Is there already an algorithm in existence that takes noisy midi (generated from audio) and tries to figure out what the intended notes are? If so, what is it called? Below is a visual representation of what I’d like the algorithm to do.
You can’t generalize this very good to suit all of your midi data input. You can see that there is a pattern here in some way and the best option would be to create an AI model that takes Midi input as the above image and gives Midi output as your desired filtered ones. Midi notes are just integers and you shouldn’t have any trouble interpreting them to a model.
Thanks for the quick reply. I suspected AI would be mentioned. I’ve done some (Udacity AI Programming with Python NanoDegree and some Kaggle competitions). But AI is rabbit hole I’d hoped to not go down in this project. Any techniques or resources you recommend?
Is the audio to midi translation algorithm under your control? Maybe it’s a good idea trying to extract better midi data before trying to fix bad midi data?
Some possible basic methods:
- Filter out short notes (minimum note length threshold)

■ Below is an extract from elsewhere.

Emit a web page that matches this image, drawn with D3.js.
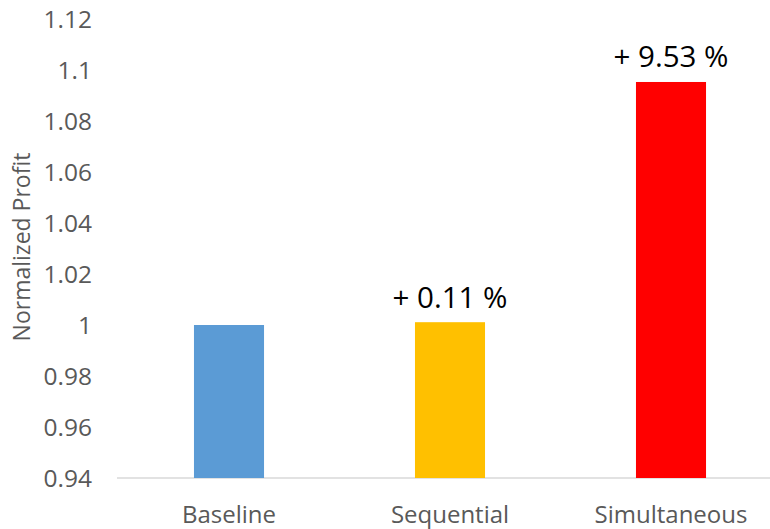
<!DOCTYPE html>
<html><head><meta charset="utf-8">
<script src="https://cdn.jsdelivr.net/npm/d3@7"></script>
<style>body{margin:0;background:#fff}svg{display:block}text{font-family:"Open Sans",sans-serif}</style>
</head><body>
<script>
const categories = ["Baseline", "Sequential", "Simultaneous"];
const values = [1.0, 1.0011, 1.0953];
const labels = ["", "+ 0.11 %", "+ 9.53 %"];
const colors = ["#5B9BD5", "#FFC000", "#FF0000"];
const yTicks = [0.94, 0.96, 0.98, 1.0, 1.02, 1.04, 1.06, 1.08, 1.1, 1.12];
const yTickLabels = ["0.94", "0.96", "0.98", "1", "1.02", "1.04", "1.06", "1.08", "1.1", "1.12"];

const W = 770, H = 529;
const svg = d3.select("body").append("svg").attr("width", W).attr("height", H);

const y = d3.scaleLinear().domain([0.94, 1.12]).range([478, 19]);
const x = d3.scaleBand().domain(categories).range([118.5, 781.5]).paddingInner(0.683).paddingOuter(0.3415);

// baseline axis
svg.append("line").attr("x1", 117).attr("x2", W).attr("y1", y(0.94)).attr("y2", y(0.94))
  .attr("stroke", "#D9D9D9").attr("stroke-width", 1.5);

// y axis labels
const yAxis = d3.axisLeft(y).tickValues(yTicks).tickFormat((d, i) => yTickLabels[i]).tickSize(0).tickPadding(0);
const ya = svg.append("g").attr("transform", "translate(92,0)").call(yAxis);
ya.select(".domain").remove();
ya.selectAll("text").attr("fill", "#595959").style("font-size", "24.5px").attr("dy", "0.36em");

// bars
svg.selectAll("rect.bar").data(categories).enter().append("rect")
  .attr("x", d => x(d)).attr("width", x.bandwidth())
  .attr("y", (d, i) => y(values[i])).attr("height", (d, i) => y(0.94) - y(values[i]))
  .attr("fill", (d, i) => colors[i]);

// x labels
const xAxis = d3.axisBottom(x).tickSize(0).tickPadding(0);
const xa = svg.append("g").attr("transform", "translate(0,478)").call(xAxis);
xa.select(".domain").remove();
xa.selectAll("text").attr("fill", "#595959").style("font-size", "24px").attr("y", 45).attr("dy", 0);

// annotations
svg.selectAll("text.ann").data(categories).enter().append("text")
  .attr("class", "ann")
  .attr("x", d => x(d) + x.bandwidth() / 2)
  .attr("y", (d, i) => y(values[i]) - 14.5)
  .attr("text-anchor", "middle").attr("fill", "#000").style("font-size", "29.5px")
  .text((d, i) => labels[i]);

// y title
svg.append("text").attr("transform", "translate(30,247) rotate(-90)")
  .attr("text-anchor", "middle").attr("fill", "#595959").style("font-size", "23px")
  .text("Normalized Profit");
</script>
</body></html>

- Filter out notes out of pre-defined scale (if known) or force notes to closest note in the scale
- Concanate consequtive identical notes into a single note (some threshold could be defined, ie. 1/64 time)
You have two options:
- Hard code certain conditions on which you decide whether notes will be kept or removed like what @JussiNeuralDSP recommended
- Improve the whole scenario by improving the algorithm you use to get the midi in the first place which is guaranteed to give more globally optimal solution i.e that is what you should care about
If fixing the midi notes aren’t worth using AI for it, why not trying to do the whole thing as an AI model that takes audio and gives midi. Would give better results in my opinion. Your only challenge would be to figure the correct form in which you will feed the audio buffer to the Model. No issue for the midi as I said, plain integers. Needs work, but lots of potential
Yes. It is midi generated from singing (humming). I can allow the user to preset keys/scales to snap to, which helps. But humans seem to “find” the note they want after a little searching. Vibrato and other inconsistencies are issues, too. It is quite complicated, I know, but I’m giving it a shot.
The data in isn’t “bad”, the problem is that I have to interpret what the singer meant to sing.
My current idea is to require that the user start each new note with a “sharp” consonant (Ba, Pa, Da). Then I will use voice recognition techniques to detect consonants in the audio data. The start of a consonant will be the start of a new note. Then I will use the most common frequency (as detected by pYIN) after the consonant to determine the midi note. End of a note is determined when volume stays below a certain threshold for a certain length of time, or a new consonant is detected.
I had hoped to not restrict the way the user sings, but this is my best idea at this point. Does this seem like a good solution, or should I look in another direction?